Ci Ci met her match with Amelia on the dancing game. It really was amazing to watch.

And Rosie and I have our tradition of playing the Simpson’s game: it is super easy (just two buttons) and she knows I used to watch the show as a kid:

Here are a few other fun pics from the night:

Hyderabad

Guess what? I’m going to India! The company I work for, storable, does software for physical storage facilities.

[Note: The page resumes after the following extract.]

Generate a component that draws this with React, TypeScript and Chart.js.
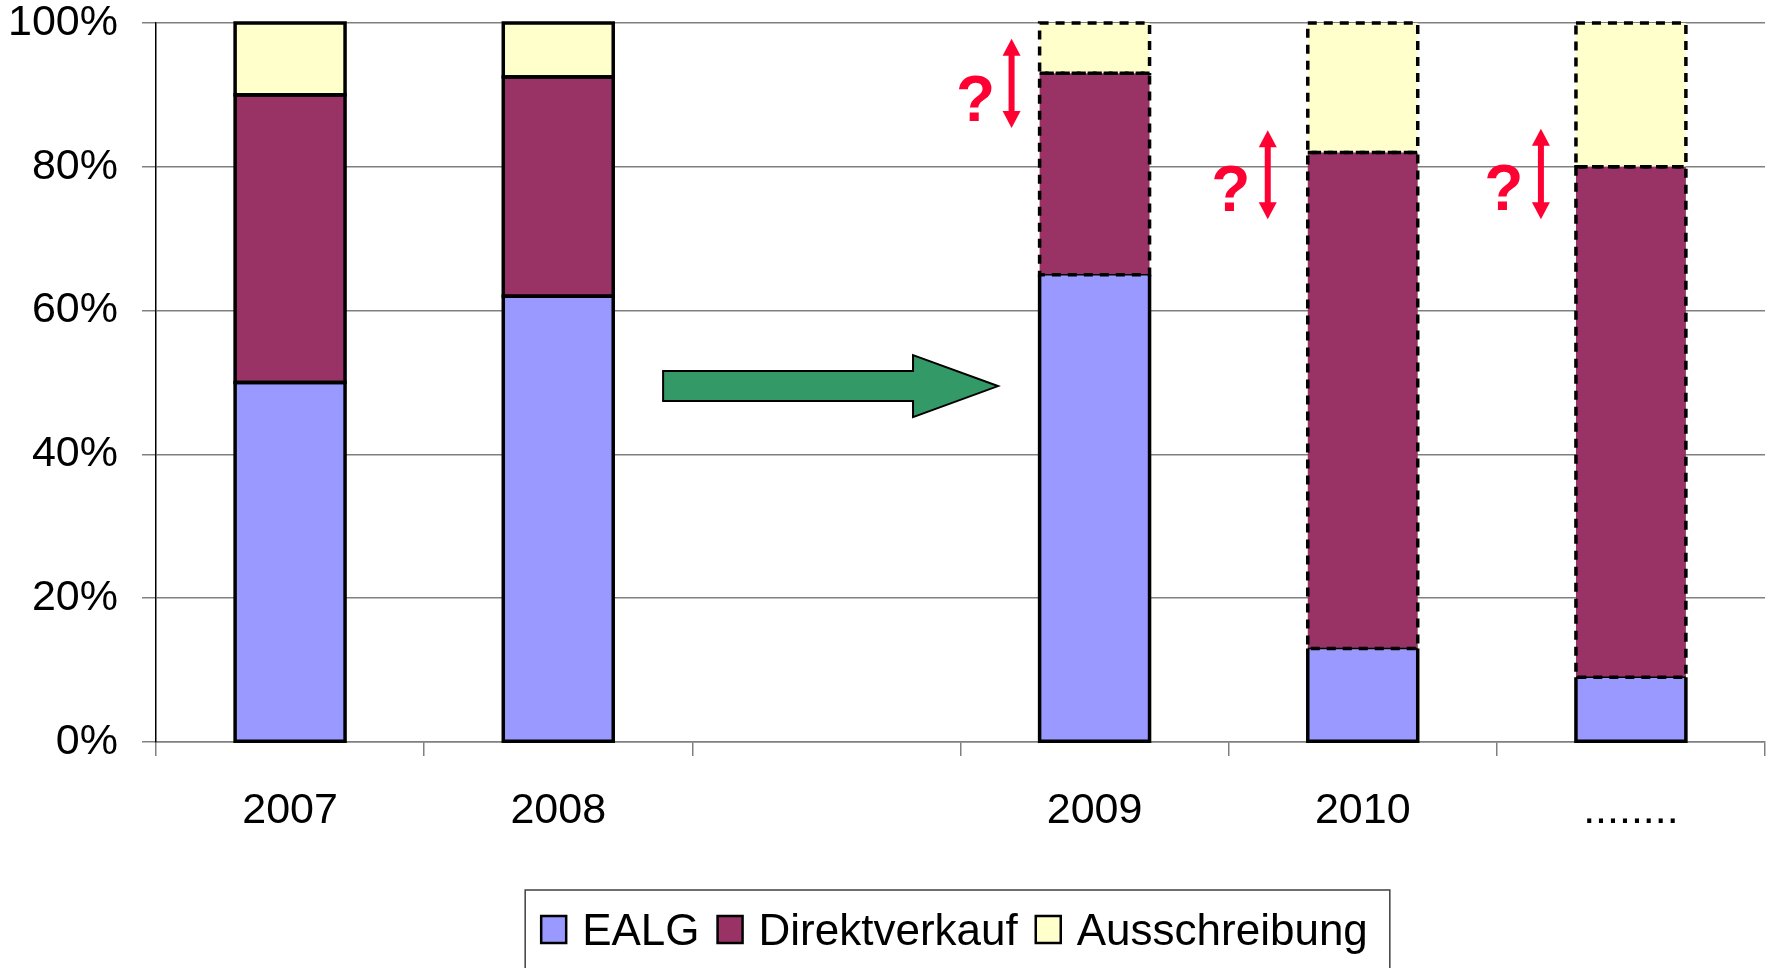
import React, { useEffect, useRef } from 'react';
import { Chart, registerables } from 'chart.js';

Chart.register(...registerables);

// ---- data ----
const categories = ['2007', '2008', '', '2009', '2010', '........'];
const seriesNames = ['EALG', 'Direktverkauf', 'Ausschreibung'];
const ealg = [50, 62, null, 65, 13, 9];
const direktverkauf = [40, 30.5, null, 28, 69, 71];
const ausschreibung = [10, 7.5, null, 7, 18, 20];
const yTickValues = [0, 20, 40, 60, 80, 100];
const firstForecastIndex = 3;

// ---- decorations (anchored to scale values) ----
const transitionArrow = { cat: 2, value: 49.5 };
const uncertaintyMarks = [
  { cat: 3, top: 97.8, bottom: 85.4, dx: -83, qdx: -119, qBase: 86.4 },
  { cat: 4, top: 85.1, bottom: 72.7, dx: -95, qdx: -132, qBase: 73.8 },
  { cat: 5, top: 85.3, bottom: 72.7, dx: -90, qdx: -127, qBase: 74.0 },
];

const colors = ['#9999FF', '#993366', '#FFFFCC'];
const FONT = "'Liberation Sans', Arial, Helvetica, sans-serif";

const decorPlugin = {
  id: 'decor',
  afterDatasetsDraw(chart: any) {
    const ctx = chart.ctx as CanvasRenderingContext2D;
    const xs = chart.scales.x;
    const ys = chart.scales.y;
    ctx.save();
    ctx.strokeStyle = '#000';
    // bar borders
    chart.data.datasets.forEach((ds: any, di: number) => {
      const meta = chart.getDatasetMeta(di);
      meta.data.forEach((el: any, j: number) => {
        if (ds.data[j] == null) return;
        const p = el.getProps(['x', 'y', 'base', 'width'], true);
        const l = p.x - p.width / 2;
        const r = p.x + p.width / 2;
        const t = Math.min(p.y, p.base);
        const b = Math.max(p.y, p.base);
        const forecast = j >= firstForecastIndex;
        ctx.lineWidth = 3.5;
        if (!forecast) {
          ctx.setLineDash([]);
          ctx.strokeRect(l, t, r - l, b - t);
        } else if (di === 0) {
          ctx.setLineDash([]);
          ctx.beginPath();
          ctx.moveTo(l, t);
          ctx.lineTo(l, b);
          ctx.lineTo(r, b);
          ctx.lineTo(r, t);
          ctx.stroke();
          ctx.lineWidth = 1.5;
          ctx.beginPath();
          ctx.moveTo(l, t);
          ctx.lineTo(r, t);
          ctx.stroke();
        } else {
          ctx.setLineDash([9, 7]);
          ctx.lineWidth = 3.5;
          ctx.strokeRect(l, t, r - l, b - t);
        }
      });
    });
    ctx.setLineDash([]);

    // green transition arrow
    const w = (xs.right - xs.left) / categories.length;
    const cx = xs.getPixelForValue(transitionArrow.cat);
    const cy = ys.getPixelForValue(transitionArrow.value);
    const tail = cx - 0.609 * w;
    const headBase = cx + 0.323 * w;
    const tip = cx + 0.64 * w;
    ctx.beginPath();
    ctx.moveTo(tail, cy - 15);
    ctx.lineTo(headBase, cy - 15);
    ctx.lineTo(headBase, cy - 31);
    ctx.lineTo(tip, cy);
    ctx.lineTo(headBase, cy + 31);
    ctx.lineTo(headBase, cy + 15);
    ctx.lineTo(tail, cy + 15);
    ctx.closePath();
    ctx.fillStyle = '#339966';
    ctx.fill();
    ctx.lineWidth = 2;
    ctx.lineJoin = 'miter';
    ctx.strokeStyle = '#000';
    ctx.stroke();

    // red double arrows with question marks
    const red = '#FF0033';
    uncertaintyMarks.forEach((m) => {
      const x = xs.getPixelForValue(m.cat) + m.dx;
      const yt = ys.getPixelForValue(m.top);
      const yb = ys.getPixelForValue(m.bottom);
      const hl = 17;
      const hw = 9;
      ctx.strokeStyle = red;
      ctx.fillStyle = red;
      ctx.lineWidth = 6;
      ctx.beginPath();
      ctx.moveTo(x, yt + hl - 2);
      ctx.lineTo(x, yb - hl + 2);
      ctx.stroke();
      ctx.beginPath();
      ctx.moveTo(x, yt);
      ctx.lineTo(x + hw, yt + hl);
      ctx.lineTo(x - hw, yt + hl);
      ctx.closePath();
      ctx.fill();
      ctx.beginPath();
      ctx.moveTo(x, yb);
      ctx.lineTo(x + hw, yb - hl);
      ctx.lineTo(x - hw, yb - hl);
      ctx.closePath();
      ctx.fill();
      ctx.font = `bold 64px ${FONT}`;
      ctx.textAlign = 'center';
      ctx.textBaseline = 'alphabetic';
      ctx.fillText('?', xs.getPixelForValue(m.cat) + m.qdx, ys.getPixelForValue(m.qBase));
    });

    // legend with box
    const fontSize = 44;
    ctx.font = `${fontSize}px ${FONT}`;
    const sw = 25, sh = 27, gapText = 16, itemGap = 18, padL = 16, padR = 22;
    const labels = chart.data.datasets.map((d: any) => d.label as string);
    const widths = labels.map((t: string) => ctx.measureText(t).width);
    const total =
      padL + padR + labels.length * (sw + gapText) + widths.reduce((a: number, b: number) => a + b, 0) + itemGap * (labels.length - 1);
    const center = (chart.chartArea.left + chart.chartArea.right) / 2 - 3;
    const boxL = center - total / 2;
    const boxT = 890;
    ctx.lineWidth = 1.5;
    ctx.strokeStyle = '#404040';
    ctx.strokeRect(boxL, boxT, total, 120);
    let xp = boxL + padL;
    const baseY = 945;
    labels.forEach((t: string, i: number) => {
      ctx.fillStyle = chart.data.datasets[i].backgroundColor;
      ctx.fillRect(xp, 916, sw, sh);
      ctx.lineWidth = 2.5;
      ctx.strokeStyle = '#000';
      ctx.strokeRect(xp, 916, sw, sh);
      xp += sw + gapText;
      ctx.fillStyle = '#000';
      ctx.textAlign = 'left';
      ctx.textBaseline = 'alphabetic';
      ctx.fillText(t, xp, baseY);
      xp += widths[i] + itemGap;
    });
    ctx.restore();
  },
};

export default function App() {
  const ref = useRef<HTMLCanvasElement | null>(null);

  useEffect(() => {
    if (!ref.current) return;
    const seriesData = [ealg, direktverkauf, ausschreibung];
    const chart = new Chart(ref.current, {
      type: 'bar',
      data: {
        labels: categories,
        datasets: seriesNames.map((name, i) => ({
          label: name,
          data: seriesData[i],
          backgroundColor: colors[i],
          borderWidth: 0,
          barPercentage: 0.41,
          categoryPercentage: 1,
        })),
      },
      options: {
        animation: false,
        responsive: false,
        devicePixelRatio: 1,
        layout: { padding: { top: 23, right: 12, left: 0, bottom: 0 } },
        plugins: {
          legend: { display: false },
          tooltip: { enabled: false },
          title: { display: false },
        },
        scales: {
          x: {
            stacked: true,
            grid: {
              offset: true,
              drawOnChartArea: false,
              drawTicks: true,
              tickLength: 14,
              color: '#808080',
              lineWidth: 1.5,
            },
            border: { color: '#808080', width: 1.5 },
            ticks: {
              font: { family: FONT, size: 43 },
              color: '#000',
              padding: 29,
              maxRotation: 0,
              autoSkip: false,
            },
            afterFit: (s: any) => {
              s.height = 226;
              s.paddingLeft = 0;
              s.paddingRight = 0;
            },
          },
          y: {
            stacked: true,
            min: 0,
            max: 100,
            grid: {
              color: '#808080',
              lineWidth: 1.5,
              tickLength: 14,
            },
            border: { color: '#000', width: 1.5 },
            afterBuildTicks: (s: any) => {
              s.ticks = yTickValues.map((v) => ({ value: v }));
            },
            ticks: {
              font: { family: FONT, size: 43 },
              color: '#000',
              padding: 24,
              callback: (v: any) => `${v}%`,
            },
            afterFit: (s: any) => {
              s.width = 156;
              s.paddingTop = 0;
              s.paddingBottom = 0;
            },
          },
        },
      },
      plugins: [decorPlugin],
    });
    return () => chart.destroy();
  }, []);

  return (
    <div style={{ position: 'fixed', left: 0, top: 0, width: 1777, height: 968, background: '#fff' }}>
      <canvas ref={ref} width={1777} height={968} style={{ display: 'block' }} />
    </div>
  );
}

Our team has hired some people in India, and I will be going to help train them on some of the software we have written.

India is one place I would love to go, but would never pay my own money, and Taylor has no interest in going, so it will be a lot of fun to scratch the itch of wanting to visit some place different and eat some weird (and great!) food.

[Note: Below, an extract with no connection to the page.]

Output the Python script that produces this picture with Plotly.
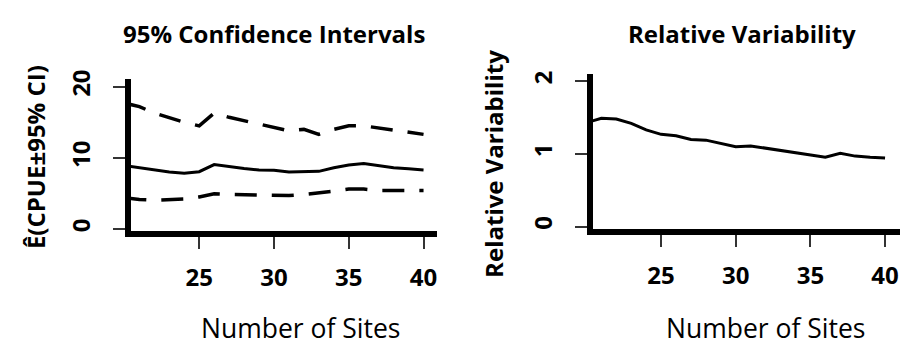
import plotly.graph_objects as go

W, H = 906, 345

sites = list(range(20, 41))
ci_mean = [8.9, 8.6, 8.3, 8.0, 7.85, 8.05, 9.05, 8.75, 8.5, 8.3, 8.25, 8.0, 8.05, 8.1, 8.6, 9.0, 9.2, 8.85, 8.6, 8.45, 8.3]
ci_upper = [17.7, 17.2, 16.3, 15.6, 15.0, 14.5, 16.3, 15.7, 15.2, 14.7, 14.2, 13.8, 14.0, 13.3, 14.0, 14.5, 14.5, 14.2, 13.9, 13.6, 13.3]
ci_lower = [4.4, 4.15, 4.05, 4.1, 4.2, 4.5, 4.95, 4.85, 4.8, 4.8, 4.8, 4.7, 4.85, 5.05, 5.3, 5.6, 5.6, 5.4, 5.4, 5.45, 5.4]
rel_var = [1.43, 1.49, 1.48, 1.42, 1.33, 1.27, 1.25, 1.20, 1.19, 1.15, 1.10, 1.11, 1.08, 1.045, 1.02, 0.99, 0.955, 1.01, 0.97, 0.955, 0.945]

x_ticks = [25, 30, 35, 40]
y_ticks_ci = [0, 10, 20]
y_ticks_rv = [0, 1, 2]

FONT = "Open Sans"

def px(x):
    return x / W

def py(y):
    return 1 - y / H

fig = go.Figure()

dash = "22px,15px"
fig.add_trace(go.Scatter(x=sites, y=ci_upper, mode="lines", line=dict(color="black", width=3.5, dash=dash), xaxis="x", yaxis="y"))
fig.add_trace(go.Scatter(x=sites, y=ci_mean, mode="lines", line=dict(color="black", width=3), xaxis="x", yaxis="y"))
fig.add_trace(go.Scatter(x=sites, y=ci_lower, mode="lines", line=dict(color="black", width=3.5, dash=dash), xaxis="x", yaxis="y"))
fig.add_trace(go.Scatter(x=sites, y=rel_var, mode="lines", line=dict(color="black", width=3), xaxis="x2", yaxis="y2"))

axis_common = dict(
    showline=True, linewidth=6, linecolor="black",
    ticks="outside", ticklen=12, tickwidth=2, tickcolor="#333",
    showgrid=False, zeroline=False,
    tickfont=dict(family=FONT, size=24, color="black", weight="bold"),
)

fig.update_layout(
    width=W, height=H,
    margin=dict(l=0, r=0, t=0, b=0),
    paper_bgcolor="white", plot_bgcolor="white",
    showlegend=False,
    xaxis=dict(domain=[px(131), px(437)], range=[20.44, 40.9], tickvals=x_ticks,
               anchor="y", ticklabelstandoff=8, **axis_common),
    yaxis=dict(domain=[py(229), py(72)], range=[-0.34, 21.1], tickvals=y_ticks_ci,
               anchor="x", tickangle=-90, ticklabelstandoff=13, **axis_common),
    xaxis2=dict(domain=[px(593), px(900)], range=[20.44, 41.0], tickvals=x_ticks,
                anchor="y2", ticklabelstandoff=8, **axis_common),
    yaxis2=dict(domain=[py(227), py(67)], range=[-0.04, 2.10], tickvals=y_ticks_rv,
                anchor="x2", tickangle=-90, ticklabelstandoff=13, **axis_common),
)

def ann(text, x, y, size, bold=True, angle=0):
    fig.add_annotation(
        text=text, x=px(x), y=py(y), xref="paper", yref="paper",
        showarrow=False, xanchor="center", yanchor="middle", textangle=angle,
        font=dict(family=FONT, size=size, color="black", weight="bold" if bold else "normal"),
    )

ann("95% Confidence Intervals", 273.5, 25, 24)
ann("Relative Variability", 741.5, 25, 24)
ann("Ê(CPUE±95% CI)", 35, 152.5, 24, angle=-90)
ann("Relative Variability", 494, 159.5, 24, angle=-90)
ann("Number of Sites", 300, 329, 26.5, bold=False)
ann("Number of Sites", 765, 329, 26.5, bold=False)

fig.write_html("out.html")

The trip isn’t for a few months, but it is time to get the tickets, and start learning a bit about the city; and, plan for the “work” part of the trip as well.

Hours Wasted

This past Friday the local news showed a short clip about a guy in the area that brought his snow-making expertise with him when he moved to Greensboro, and began making his own snow.

What a great idea! The forecast said it would not get above freezing over the course of the day, so making snow would be a great way to spend an otherwise very cold, very boring, very inside kind of day.

All I had to do was hook up my pressure washer, and spray, and it will make snow.

This is the pressure washer my friend Hernan Torres gave us when he moved; thanks Hernan! But, it wouldn’t start. The hoses were frozen. But that wasn’t a problem, I could just defrost the hoses for an hour, and it would be fine.

An hour later, the hoses were defrosted: but I accidentally knocked the pressure washer over, and it wouldn’t start. No problem! I had to go to the small hardware store anyways, so I asked some advice: all I had to do was take the 13/16″ spark plug out, pull the cord 10 times to clear it, and it would start right up.

Finally, at 11:20 am:

It wasn’t snow. All I had was an Icy sidewalk for the mailman to slip on (the mailman did not slip on the ice though). No problem! Back to the drawing board.

Every other year in our marriage, Taylor would have been pretty open about how this was a silly idea, and there were better ways to spend my time. She would have been right, but there is something fun about working through and trying to solve a problem.

The articles I read online said that in order to make snow, the water source has to be cold. How can the water be very cold. but not frozen? Often a stream as a water source would work. I didn’t have a stream; but I did have a kiddie pool. All I had to do was fill the kiddie pool with water, let it freeze, and use it as a conduit to get cold water. Just run water from spicket, to the kiddie pool with ice; then, another hose feeds the pressure washer from the kiddie pool. Voila! Cold water supply.

That’s when Taylor opened the door and saw me with a hose filling the kiddie pool with water when it was 24 degrees outside, and I realized my idea was silly. But, undeterred!

It didn’t work. I failed to account for the gravity-fed nature of kiddie pool as a water supply: the kiddie pool would have had to have been on top of the trampoline in order for the water to flow to the pressure washer as a water supply.